Machines Learn Unlearning to Pole-Dance
I wrote this piece about Machine-Learning art a year ago, and set it to self-publish. Let's see how much of an idiot I look like!
First off, 'AI' doesn't exist. Some marketing team took a load of coke, then called their vision 'Open AI', because being 'Open' is good and being 'AI' is impressive. The reality is neither, and the technical meaning of this technical term remains unchanged, no matter what us unqualified plebs on the side-lines of the real research might tweet, toot, or post.
The reality is Machine Learning (ML), but ML is still cool.
When ML first managed to produce articles about the incredible art which it spat out (i.e. it produced art, and plausibly some of the articles about the art), every poor RPG designer salivated at the prospect of having actual art in their game.
Unfortunately, it didn't work for my RPGs, I don't think it works for almost any (beyond very limited capacities), and I don't think that will change any time soon.
Initial Attempts
The Vampire Child
I started with an old vampire, turned as a young man, who speaks with Ravens. The tool of choice was Midjourney.
To be as fair as possible, I left the image open to Midjourney's interpretation. My prompt was this:
dark ages boy speaks to raven in the moonlit rain
These are bad, but after many iterations, I had finally lowered my standards enough to find an okay-ish image. If you didn't mind the moon looking like a damp cloth, it would work...sort of.
Unfortunately, it didn't really illustrate anything.
The Hunter on Horseback
Next up, the vampire-hunter, who tracks down the characters, and notes their carriage's tracks veering into a village.
Slavic, of-the-night, noble hunter reading tracks, horse, footprints, village, 1300s
This worked out pretty well, assuming the horse was borrowed from Cthulhu. Otherwise, it's unusable.
He's not really 'reading tracks', he's just standing there in most iterations. And many iterations later, the image had not improved.
The General Problem
The famous ML images generally do X in the style of Y, where 'X' is a single face, and 'Y' is a prolific artist. It does this well.
However, ML doesn't seem to combine elements well. 'Optimus Prime, enjoying a sandwich', or 'Sartre explaining to Kant why Linux is the superior operating system' will stretch ML's abilities, because it fundamentally does not know what any of those words mean - it copies, and it doesn't have many copies of that sort of thing.
RPG images are meant to explain.
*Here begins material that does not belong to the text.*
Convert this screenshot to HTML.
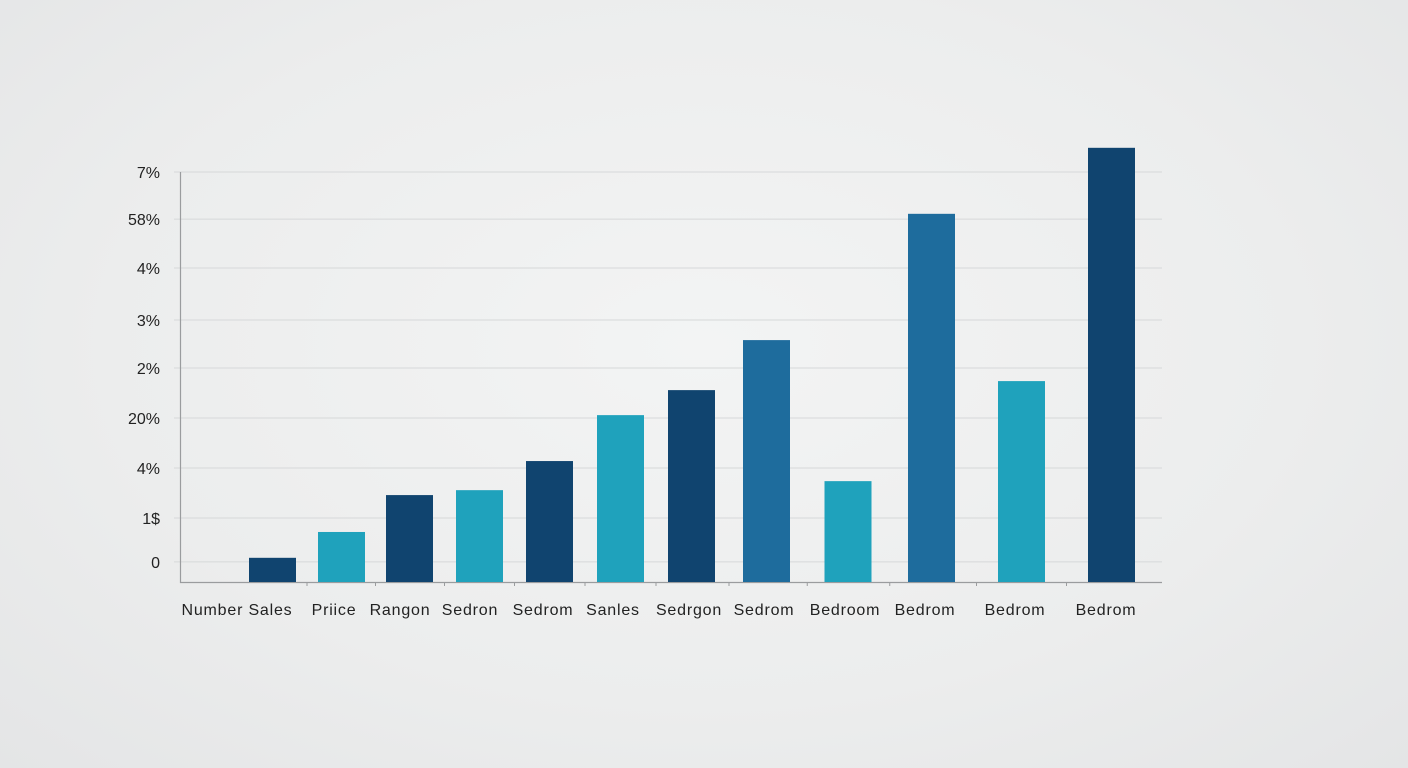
<!DOCTYPE html>
<html><head><meta charset="utf-8"><style>
html,body{margin:0;padding:0;width:1408px;height:768px;overflow:hidden;
background:radial-gradient(ellipse at 50% 45%,#f3f4f4 0%,#eceded 60%,#e4e5e6 100%);
font-family:"Liberation Sans",sans-serif;}
</style></head><body>
<svg id="chart" width="1408" height="768" xmlns="http://www.w3.org/2000/svg"></svg>
<script>
const categories=["Number Sales","Priice","Rangon","Sedron","Sedrom","Sanles","Sedrgon","Sedrom","Bedroom","Bedrom","Bedrom","Bedrom"];
const values=[5.9,12.2,21.2,22.4,29.5,40.7,46.8,59,24.6,89.8,49,105.9];
const colorKeys=["d","t","d","t","d","t","d","m","t","m","t","d"];
const tickValues=[100,88.5,76.6,63.9,52.2,40,27.8,15.6,4.9];
const tickLabels=["7%","58%","4%","3%","2%","20%","4%","1$","0"];
const barCenters=[272.5,341.5,409.5,479.5,549.5,620.5,691.5,766.5,848,931.5,1021.5,1111.5];
const labelCenters=[237,334,400,470,543,613,689,764,845,925,1015,1106];
const palette={d:"#10446f",t:"#1fa2bc",m:"#1e6c9d"};
const svg=document.getElementById('chart');
const NS="http://www.w3.org/2000/svg";
const y0=582, pxPer=4.1, barW=47;
function y(v){return y0-v*pxPer;}
function mk(t,a){const e=document.createElementNS(NS,t);for(const k in a)e.setAttribute(k,a[k]);svg.appendChild(e);return e;}
tickValues.forEach((v,i)=>{
  const g=mk('line',{x1:174,x2:1162,y1:y(v),y2:y(v),stroke:"#d6d8d9","stroke-width":1});
  
  
  const t=mk('text',{x:160,y:y(v)+6,"text-anchor":"end","font-size":16,fill:"#222"});
  t.textContent=tickLabels[i];
  
  
});
const ax=mk('path',{d:"M180.5 172 V582.5 H1162",stroke:"#9a9c9e",fill:"none","stroke-width":1.2});


values.forEach((v,i)=>{
  const r=mk('rect',{x:barCenters[i]-barW/2,y:y(v),width:barW,height:v*pxPer,fill:palette[colorKeys[i]]});
  
  
  if(i>0){const tk=mk('line',{x1:(barCenters[i]+barCenters[i-1])/2,x2:(barCenters[i]+barCenters[i-1])/2,y1:582,y2:586,stroke:"#9a9c9e"});
  
  }
  const t=mk('text',{x:labelCenters[i],y:615,"text-anchor":"middle","font-size":16,fill:"#222","letter-spacing":"0.8"});
  t.textContent=categories[i];
  
  
});
</script>
</body></html>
They exist because explaining a room full of goblins lead by a half-ogre with a broad-sword, in a dungeon, isn't an easy job; but placing an image of the scene next to the writing makes the reader's job easier.
RPG images exist to explain the spells - the transformations, invocations, and prognostication - without lengthy paragraphs.
Explanation implies novelty, and every kind of ML means blending defaults with a large training set - something which immediately implies the opposite of novelty.
Pole Dancing Zombies
A friend challenged me on this, saying ML could make images with interacting elements, so I asked for an image from one of my modules.
Many zombies are chained to a pillar. When the PCs enter the room, they strain against the pillar, which threatens to pull the dungeon's roof in.
The results weren't great - they look like they're pole-dancing. Asking the computer specifically for 'not pole dancing' didn't help.
General Conclusions
ML cannot display novel interactions, because people create some ML tool by using not-novel source material.
ML remains an excellent tool for:
- making an image wider by a couple of centimetres (it can guess a small amount of an existing image),
- creating technically-novel stock images, and
- increasing the DPI, so small images can be printed larger, without artefacts.